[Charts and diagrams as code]
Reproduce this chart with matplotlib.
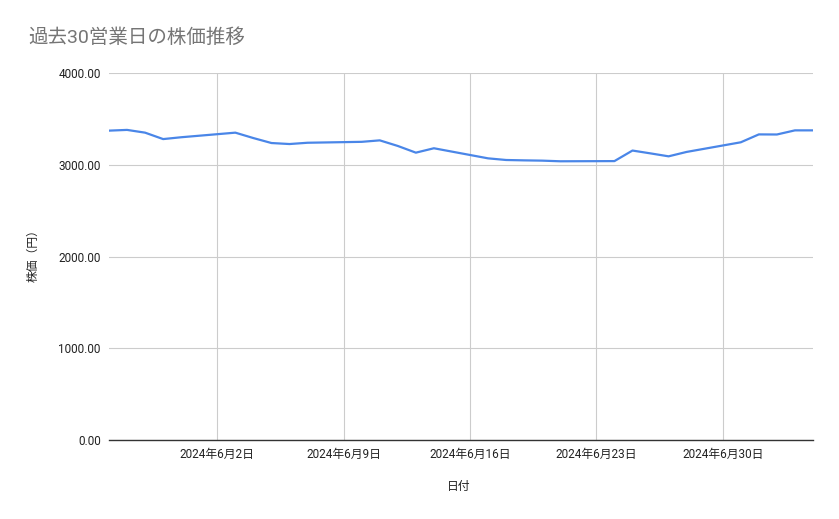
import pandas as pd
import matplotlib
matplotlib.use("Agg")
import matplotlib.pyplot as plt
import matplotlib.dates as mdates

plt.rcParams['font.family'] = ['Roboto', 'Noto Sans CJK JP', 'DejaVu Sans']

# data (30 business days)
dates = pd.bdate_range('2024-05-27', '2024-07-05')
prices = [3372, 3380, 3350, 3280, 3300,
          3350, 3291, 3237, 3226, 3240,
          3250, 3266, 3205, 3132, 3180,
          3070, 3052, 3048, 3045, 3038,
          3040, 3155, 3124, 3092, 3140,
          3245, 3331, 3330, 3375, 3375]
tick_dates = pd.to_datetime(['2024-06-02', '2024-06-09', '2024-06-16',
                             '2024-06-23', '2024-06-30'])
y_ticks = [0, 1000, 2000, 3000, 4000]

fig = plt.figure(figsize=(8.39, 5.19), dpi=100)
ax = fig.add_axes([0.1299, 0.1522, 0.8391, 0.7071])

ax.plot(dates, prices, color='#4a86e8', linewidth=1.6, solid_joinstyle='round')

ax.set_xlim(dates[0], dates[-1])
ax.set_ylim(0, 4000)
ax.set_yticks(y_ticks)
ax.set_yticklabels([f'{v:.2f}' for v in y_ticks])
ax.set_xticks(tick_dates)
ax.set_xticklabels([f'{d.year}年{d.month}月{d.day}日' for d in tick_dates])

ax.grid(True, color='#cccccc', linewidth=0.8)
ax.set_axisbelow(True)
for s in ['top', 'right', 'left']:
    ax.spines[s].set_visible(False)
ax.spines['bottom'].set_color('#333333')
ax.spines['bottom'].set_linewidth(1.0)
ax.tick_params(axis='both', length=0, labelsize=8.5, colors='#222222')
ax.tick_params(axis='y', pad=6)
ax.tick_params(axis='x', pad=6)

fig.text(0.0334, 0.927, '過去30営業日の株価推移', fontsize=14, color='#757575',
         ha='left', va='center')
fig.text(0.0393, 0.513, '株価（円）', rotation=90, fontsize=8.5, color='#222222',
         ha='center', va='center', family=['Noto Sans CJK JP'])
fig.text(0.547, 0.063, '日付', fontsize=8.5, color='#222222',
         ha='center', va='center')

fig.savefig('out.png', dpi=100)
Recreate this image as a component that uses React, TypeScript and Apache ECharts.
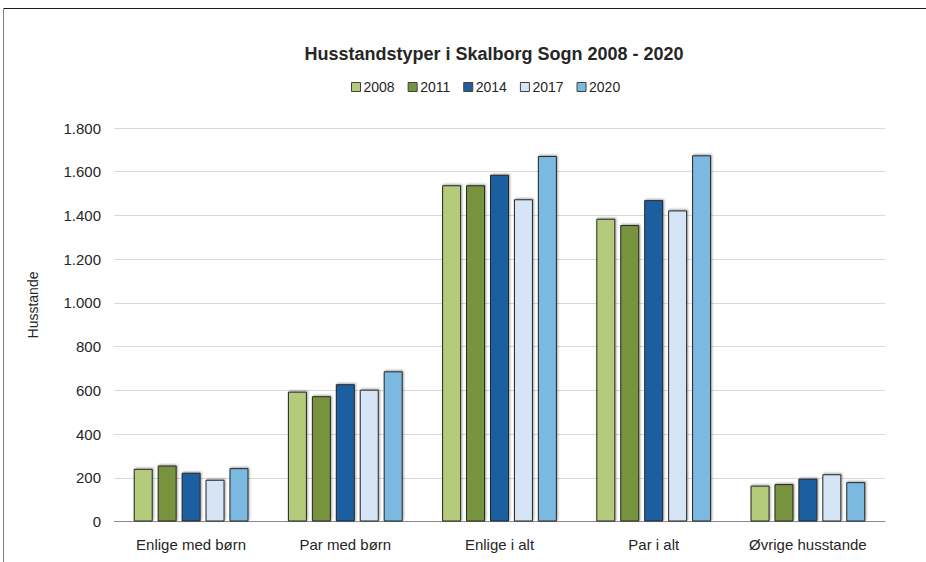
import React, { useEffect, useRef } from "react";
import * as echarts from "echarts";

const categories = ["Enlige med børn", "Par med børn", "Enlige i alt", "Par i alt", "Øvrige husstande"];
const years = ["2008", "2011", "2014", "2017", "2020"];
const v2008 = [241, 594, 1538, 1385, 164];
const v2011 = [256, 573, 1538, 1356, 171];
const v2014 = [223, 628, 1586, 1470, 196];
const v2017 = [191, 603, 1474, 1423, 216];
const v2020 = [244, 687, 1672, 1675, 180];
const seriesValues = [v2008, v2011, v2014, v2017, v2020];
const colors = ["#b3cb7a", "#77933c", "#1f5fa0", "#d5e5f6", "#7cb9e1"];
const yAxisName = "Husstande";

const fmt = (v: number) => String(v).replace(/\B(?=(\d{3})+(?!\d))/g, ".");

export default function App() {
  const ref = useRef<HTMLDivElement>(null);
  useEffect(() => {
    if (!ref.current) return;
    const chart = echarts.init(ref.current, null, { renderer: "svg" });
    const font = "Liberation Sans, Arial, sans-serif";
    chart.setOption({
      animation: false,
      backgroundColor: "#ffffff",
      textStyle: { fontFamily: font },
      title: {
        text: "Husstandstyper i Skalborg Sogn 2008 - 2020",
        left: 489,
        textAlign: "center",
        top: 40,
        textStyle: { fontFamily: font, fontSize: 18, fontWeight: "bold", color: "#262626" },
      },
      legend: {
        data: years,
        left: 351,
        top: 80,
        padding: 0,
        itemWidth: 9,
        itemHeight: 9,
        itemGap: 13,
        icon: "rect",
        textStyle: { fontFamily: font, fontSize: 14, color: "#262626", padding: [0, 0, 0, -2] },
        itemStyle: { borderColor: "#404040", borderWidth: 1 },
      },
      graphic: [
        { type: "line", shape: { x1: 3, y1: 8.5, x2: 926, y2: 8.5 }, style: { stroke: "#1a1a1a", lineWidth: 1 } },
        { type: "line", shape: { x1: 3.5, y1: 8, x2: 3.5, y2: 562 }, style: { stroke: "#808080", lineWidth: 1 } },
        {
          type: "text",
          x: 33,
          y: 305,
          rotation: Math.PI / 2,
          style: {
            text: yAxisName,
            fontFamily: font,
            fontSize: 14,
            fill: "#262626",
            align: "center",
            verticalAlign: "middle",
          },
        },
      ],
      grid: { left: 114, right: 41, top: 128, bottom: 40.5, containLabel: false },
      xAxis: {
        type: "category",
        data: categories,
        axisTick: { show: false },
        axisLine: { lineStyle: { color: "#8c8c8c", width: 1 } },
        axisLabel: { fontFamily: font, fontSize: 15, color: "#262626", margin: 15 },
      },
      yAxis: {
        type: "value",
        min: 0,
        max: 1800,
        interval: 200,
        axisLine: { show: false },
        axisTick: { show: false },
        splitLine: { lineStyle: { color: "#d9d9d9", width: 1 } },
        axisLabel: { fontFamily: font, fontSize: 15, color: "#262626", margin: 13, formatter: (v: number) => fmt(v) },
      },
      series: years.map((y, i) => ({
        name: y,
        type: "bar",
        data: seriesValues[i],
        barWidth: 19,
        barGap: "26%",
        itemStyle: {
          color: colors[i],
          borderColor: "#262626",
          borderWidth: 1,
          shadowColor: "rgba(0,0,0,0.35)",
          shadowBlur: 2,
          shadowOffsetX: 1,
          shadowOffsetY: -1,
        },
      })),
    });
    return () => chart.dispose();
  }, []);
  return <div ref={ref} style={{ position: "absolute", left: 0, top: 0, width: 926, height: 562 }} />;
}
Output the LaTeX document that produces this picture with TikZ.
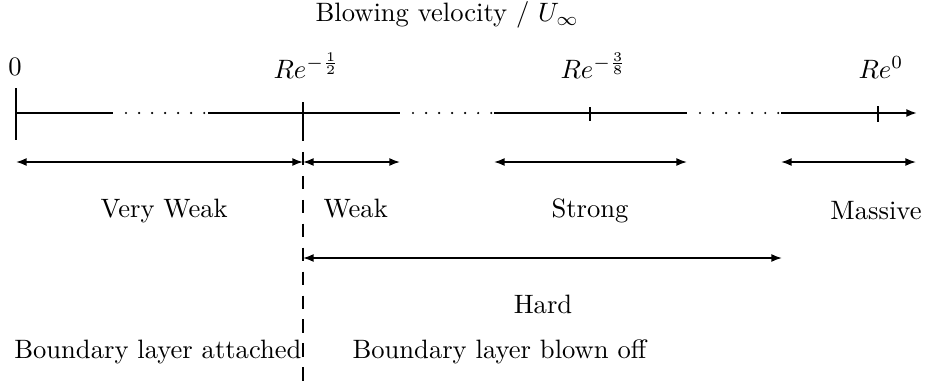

GOAL:
Reproduce every line exactly and omit all pictures.

EXERCISE SOLUTION:
Reproduce this chart with matplotlib.
import pandas as pd
import matplotlib
matplotlib.use("Agg")
import matplotlib.pyplot as plt
import matplotlib.dates as mdates

plt.rcParams['font.family'] = ['Roboto', 'Noto Sans CJK JP', 'DejaVu Sans']

# data (30 business days)
dates = pd.bdate_range('2024-05-27', '2024-07-05')
prices = [3372, 3380, 3350, 3280, 3300,
          3350, 3291, 3237, 3226, 3240,
          3250, 3266, 3205, 3132, 3180,
          3070, 3052, 3048, 3045, 3038,
          3040, 3155, 3124, 3092, 3140,
          3245, 3331, 3330, 3375, 3375]
tick_dates = pd.to_datetime(['2024-06-02', '2024-06-09', '2024-06-16',
                             '2024-06-23', '2024-06-30'])
y_ticks = [0, 1000, 2000, 3000, 4000]

fig = plt.figure(figsize=(8.39, 5.19), dpi=100)
ax = fig.add_axes([0.1299, 0.1522, 0.8391, 0.7071])

ax.plot(dates, prices, color='#4a86e8', linewidth=1.6, solid_joinstyle='round')

ax.set_xlim(dates[0], dates[-1])
ax.set_ylim(0, 4000)
ax.set_yticks(y_ticks)
ax.set_yticklabels([f'{v:.2f}' for v in y_ticks])
ax.set_xticks(tick_dates)
ax.set_xticklabels([f'{d.year}年{d.month}月{d.day}日' for d in tick_dates])

ax.grid(True, color='#cccccc', linewidth=0.8)
ax.set_axisbelow(True)
for s in ['top', 'right', 'left']:
    ax.spines[s].set_visible(False)
ax.spines['bottom'].set_color('#333333')
ax.spines['bottom'].set_linewidth(1.0)
ax.tick_params(axis='both', length=0, labelsize=8.5, colors='#222222')
ax.tick_params(axis='y', pad=6)
ax.tick_params(axis='x', pad=6)

fig.text(0.0334, 0.927, '過去30営業日の株価推移', fontsize=14, color='#757575',
         ha='left', va='center')
fig.text(0.0393, 0.513, '株価（円）', rotation=90, fontsize=8.5, color='#222222',
         ha='center', va='center', family=['Noto Sans CJK JP'])
fig.text(0.547, 0.063, '日付', fontsize=8.5, color='#222222',
         ha='center', va='center')

fig.savefig('out.png', dpi=100)
Recreate this image as a component that uses React, TypeScript and Apache ECharts.
import React, { useEffect, useRef } from "react";
import * as echarts from "echarts";

const categories = ["Enlige med børn", "Par med børn", "Enlige i alt", "Par i alt", "Øvrige husstande"];
const years = ["2008", "2011", "2014", "2017", "2020"];
const v2008 = [241, 594, 1538, 1385, 164];
const v2011 = [256, 573, 1538, 1356, 171];
const v2014 = [223, 628, 1586, 1470, 196];
const v2017 = [191, 603, 1474, 1423, 216];
const v2020 = [244, 687, 1672, 1675, 180];
const seriesValues = [v2008, v2011, v2014, v2017, v2020];
const colors = ["#b3cb7a", "#77933c", "#1f5fa0", "#d5e5f6", "#7cb9e1"];
const yAxisName = "Husstande";

const fmt = (v: number) => String(v).replace(/\B(?=(\d{3})+(?!\d))/g, ".");

export default function App() {
  const ref = useRef<HTMLDivElement>(null);
  useEffect(() => {
    if (!ref.current) return;
    const chart = echarts.init(ref.current, null, { renderer: "svg" });
    const font = "Liberation Sans, Arial, sans-serif";
    chart.setOption({
      animation: false,
      backgroundColor: "#ffffff",
      textStyle: { fontFamily: font },
      title: {
        text: "Husstandstyper i Skalborg Sogn 2008 - 2020",
        left: 489,
        textAlign: "center",
        top: 40,
        textStyle: { fontFamily: font, fontSize: 18, fontWeight: "bold", color: "#262626" },
      },
      legend: {
        data: years,
        left: 351,
        top: 80,
        padding: 0,
        itemWidth: 9,
        itemHeight: 9,
        itemGap: 13,
        icon: "rect",
        textStyle: { fontFamily: font, fontSize: 14, color: "#262626", padding: [0, 0, 0, -2] },
        itemStyle: { borderColor: "#404040", borderWidth: 1 },
      },
      graphic: [
        { type: "line", shape: { x1: 3, y1: 8.5, x2: 926, y2: 8.5 }, style: { stroke: "#1a1a1a", lineWidth: 1 } },
        { type: "line", shape: { x1: 3.5, y1: 8, x2: 3.5, y2: 562 }, style: { stroke: "#808080", lineWidth: 1 } },
        {
          type: "text",
          x: 33,
          y: 305,
          rotation: Math.PI / 2,
          style: {
            text: yAxisName,
            fontFamily: font,
            fontSize: 14,
            fill: "#262626",
            align: "center",
            verticalAlign: "middle",
          },
        },
      ],
      grid: { left: 114, right: 41, top: 128, bottom: 40.5, containLabel: false },
      xAxis: {
        type: "category",
        data: categories,
        axisTick: { show: false },
        axisLine: { lineStyle: { color: "#8c8c8c", width: 1 } },
        axisLabel: { fontFamily: font, fontSize: 15, color: "#262626", margin: 15 },
      },
      yAxis: {
        type: "value",
        min: 0,
        max: 1800,
        interval: 200,
        axisLine: { show: false },
        axisTick: { show: false },
        splitLine: { lineStyle: { color: "#d9d9d9", width: 1 } },
        axisLabel: { fontFamily: font, fontSize: 15, color: "#262626", margin: 13, formatter: (v: number) => fmt(v) },
      },
      series: years.map((y, i) => ({
        name: y,
        type: "bar",
        data: seriesValues[i],
        barWidth: 19,
        barGap: "26%",
        itemStyle: {
          color: colors[i],
          borderColor: "#262626",
          borderWidth: 1,
          shadowColor: "rgba(0,0,0,0.35)",
          shadowBlur: 2,
          shadowOffsetX: 1,
          shadowOffsetY: -1,
        },
      })),
    });
    return () => chart.dispose();
  }, []);
  return <div ref={ref} style={{ position: "absolute", left: 0, top: 0, width: 926, height: 562 }} />;
}
Output the LaTeX document that produces this picture with TikZ.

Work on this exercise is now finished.